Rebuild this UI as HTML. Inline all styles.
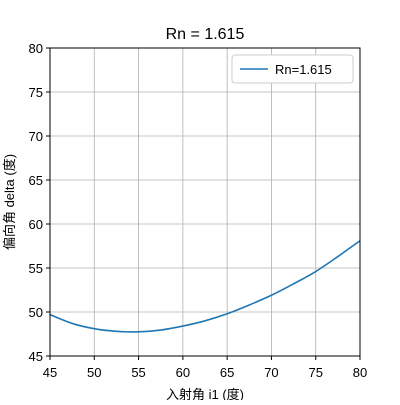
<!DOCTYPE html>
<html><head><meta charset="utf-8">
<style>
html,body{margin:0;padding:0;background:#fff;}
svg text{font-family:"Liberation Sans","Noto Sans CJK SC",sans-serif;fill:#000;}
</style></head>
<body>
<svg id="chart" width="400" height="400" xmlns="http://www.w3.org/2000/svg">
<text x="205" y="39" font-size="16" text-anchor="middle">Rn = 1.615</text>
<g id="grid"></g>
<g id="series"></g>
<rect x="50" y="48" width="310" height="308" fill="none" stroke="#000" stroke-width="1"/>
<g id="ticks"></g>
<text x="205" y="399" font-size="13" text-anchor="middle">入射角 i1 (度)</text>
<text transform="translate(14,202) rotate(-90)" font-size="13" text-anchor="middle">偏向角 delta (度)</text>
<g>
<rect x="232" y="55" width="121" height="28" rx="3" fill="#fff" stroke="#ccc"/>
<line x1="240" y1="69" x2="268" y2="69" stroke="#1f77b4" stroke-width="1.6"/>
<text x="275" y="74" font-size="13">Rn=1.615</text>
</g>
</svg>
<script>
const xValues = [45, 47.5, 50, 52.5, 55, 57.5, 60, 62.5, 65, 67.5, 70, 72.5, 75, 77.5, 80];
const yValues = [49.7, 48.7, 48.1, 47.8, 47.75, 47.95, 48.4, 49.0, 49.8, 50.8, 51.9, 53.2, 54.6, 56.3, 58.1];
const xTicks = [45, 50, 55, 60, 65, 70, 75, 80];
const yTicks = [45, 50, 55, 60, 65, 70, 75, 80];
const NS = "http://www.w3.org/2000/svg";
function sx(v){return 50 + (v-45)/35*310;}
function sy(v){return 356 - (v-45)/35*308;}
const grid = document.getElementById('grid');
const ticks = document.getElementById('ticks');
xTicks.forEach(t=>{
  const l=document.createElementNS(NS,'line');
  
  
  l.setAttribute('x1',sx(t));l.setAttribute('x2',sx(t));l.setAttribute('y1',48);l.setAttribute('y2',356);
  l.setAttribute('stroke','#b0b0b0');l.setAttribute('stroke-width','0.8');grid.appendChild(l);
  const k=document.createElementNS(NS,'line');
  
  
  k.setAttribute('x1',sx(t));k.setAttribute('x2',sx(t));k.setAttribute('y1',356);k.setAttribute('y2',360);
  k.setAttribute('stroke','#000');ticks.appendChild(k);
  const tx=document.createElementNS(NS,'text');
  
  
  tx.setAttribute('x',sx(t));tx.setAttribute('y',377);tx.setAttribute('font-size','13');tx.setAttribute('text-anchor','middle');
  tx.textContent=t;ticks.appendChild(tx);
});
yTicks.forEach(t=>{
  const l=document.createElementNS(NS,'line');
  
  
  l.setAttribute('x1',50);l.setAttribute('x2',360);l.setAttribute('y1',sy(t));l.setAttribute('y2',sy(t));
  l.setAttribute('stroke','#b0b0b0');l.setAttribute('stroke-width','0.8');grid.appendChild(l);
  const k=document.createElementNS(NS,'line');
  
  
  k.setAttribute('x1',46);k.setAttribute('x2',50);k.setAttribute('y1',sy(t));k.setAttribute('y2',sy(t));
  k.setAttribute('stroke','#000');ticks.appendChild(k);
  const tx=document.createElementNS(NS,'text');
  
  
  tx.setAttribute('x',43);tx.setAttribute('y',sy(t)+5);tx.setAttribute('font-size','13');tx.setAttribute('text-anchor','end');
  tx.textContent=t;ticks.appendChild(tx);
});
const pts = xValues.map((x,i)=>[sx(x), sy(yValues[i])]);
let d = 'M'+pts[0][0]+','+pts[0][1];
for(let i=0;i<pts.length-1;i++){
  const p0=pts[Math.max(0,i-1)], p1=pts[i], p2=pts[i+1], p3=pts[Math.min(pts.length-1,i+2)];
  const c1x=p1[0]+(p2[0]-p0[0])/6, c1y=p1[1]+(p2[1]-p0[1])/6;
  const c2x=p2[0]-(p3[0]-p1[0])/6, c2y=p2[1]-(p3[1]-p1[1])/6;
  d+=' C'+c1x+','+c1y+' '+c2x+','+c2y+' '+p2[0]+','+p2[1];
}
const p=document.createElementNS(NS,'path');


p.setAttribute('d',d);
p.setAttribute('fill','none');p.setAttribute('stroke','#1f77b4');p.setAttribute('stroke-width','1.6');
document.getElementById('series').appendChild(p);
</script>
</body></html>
____
**WRITTEN REQUEST**
Reproduce the material word for word. Any pictures should be left out of the copy.

**THE RESPONSE**
Rebuild this UI as HTML. Inline all styles.
<!DOCTYPE html>
<html><head><meta charset="utf-8">
<style>
html,body{margin:0;padding:0;background:#fff;}
svg text{font-family:"Liberation Sans","Noto Sans CJK SC",sans-serif;fill:#000;}
</style></head>
<body>
<svg id="chart" width="400" height="400" xmlns="http://www.w3.org/2000/svg">
<text x="205" y="39" font-size="16" text-anchor="middle">Rn = 1.615</text>
<g id="grid"></g>
<g id="series"></g>
<rect x="50" y="48" width="310" height="308" fill="none" stroke="#000" stroke-width="1"/>
<g id="ticks"></g>
<text x="205" y="399" font-size="13" text-anchor="middle">入射角 i1 (度)</text>
<text transform="translate(14,202) rotate(-90)" font-size="13" text-anchor="middle">偏向角 delta (度)</text>
<g>
<rect x="232" y="55" width="121" height="28" rx="3" fill="#fff" stroke="#ccc"/>
<line x1="240" y1="69" x2="268" y2="69" stroke="#1f77b4" stroke-width="1.6"/>
<text x="275" y="74" font-size="13">Rn=1.615</text>
</g>
</svg>
<script>
const xValues = [45, 47.5, 50, 52.5, 55, 57.5, 60, 62.5, 65, 67.5, 70, 72.5, 75, 77.5, 80];
const yValues = [49.7, 48.7, 48.1, 47.8, 47.75, 47.95, 48.4, 49.0, 49.8, 50.8, 51.9, 53.2, 54.6, 56.3, 58.1];
const xTicks = [45, 50, 55, 60, 65, 70, 75, 80];
const yTicks = [45, 50, 55, 60, 65, 70, 75, 80];
const NS = "http://www.w3.org/2000/svg";
function sx(v){return 50 + (v-45)/35*310;}
function sy(v){return 356 - (v-45)/35*308;}
const grid = document.getElementById('grid');
const ticks = document.getElementById('ticks');
xTicks.forEach(t=>{
  const l=document.createElementNS(NS,'line');
  
  
  l.setAttribute('x1',sx(t));l.setAttribute('x2',sx(t));l.setAttribute('y1',48);l.setAttribute('y2',356);
  l.setAttribute('stroke','#b0b0b0');l.setAttribute('stroke-width','0.8');grid.appendChild(l);
  const k=document.createElementNS(NS,'line');
  
  
  k.setAttribute('x1',sx(t));k.setAttribute('x2',sx(t));k.setAttribute('y1',356);k.setAttribute('y2',360);
  k.setAttribute('stroke','#000');ticks.appendChild(k);
  const tx=document.createElementNS(NS,'text');
  
  
  tx.setAttribute('x',sx(t));tx.setAttribute('y',377);tx.setAttribute('font-size','13');tx.setAttribute('text-anchor','middle');
  tx.textContent=t;ticks.appendChild(tx);
});
yTicks.forEach(t=>{
  const l=document.createElementNS(NS,'line');
  
  
  l.setAttribute('x1',50);l.setAttribute('x2',360);l.setAttribute('y1',sy(t));l.setAttribute('y2',sy(t));
  l.setAttribute('stroke','#b0b0b0');l.setAttribute('stroke-width','0.8');grid.appendChild(l);
  const k=document.createElementNS(NS,'line');
  
  
  k.setAttribute('x1',46);k.setAttribute('x2',50);k.setAttribute('y1',sy(t));k.setAttribute('y2',sy(t));
  k.setAttribute('stroke','#000');ticks.appendChild(k);
  const tx=document.createElementNS(NS,'text');
  
  
  tx.setAttribute('x',43);tx.setAttribute('y',sy(t)+5);tx.setAttribute('font-size','13');tx.setAttribute('text-anchor','end');
  tx.textContent=t;ticks.appendChild(tx);
});
const pts = xValues.map((x,i)=>[sx(x), sy(yValues[i])]);
let d = 'M'+pts[0][0]+','+pts[0][1];
for(let i=0;i<pts.length-1;i++){
  const p0=pts[Math.max(0,i-1)], p1=pts[i], p2=pts[i+1], p3=pts[Math.min(pts.length-1,i+2)];
  const c1x=p1[0]+(p2[0]-p0[0])/6, c1y=p1[1]+(p2[1]-p0[1])/6;
  const c2x=p2[0]-(p3[0]-p1[0])/6, c2y=p2[1]-(p3[1]-p1[1])/6;
  d+=' C'+c1x+','+c1y+' '+c2x+','+c2y+' '+p2[0]+','+p2[1];
}
const p=document.createElementNS(NS,'path');


p.setAttribute('d',d);
p.setAttribute('fill','none');p.setAttribute('stroke','#1f77b4');p.setAttribute('stroke-width','1.6');
document.getElementById('series').appendChild(p);
</script>
</body></html>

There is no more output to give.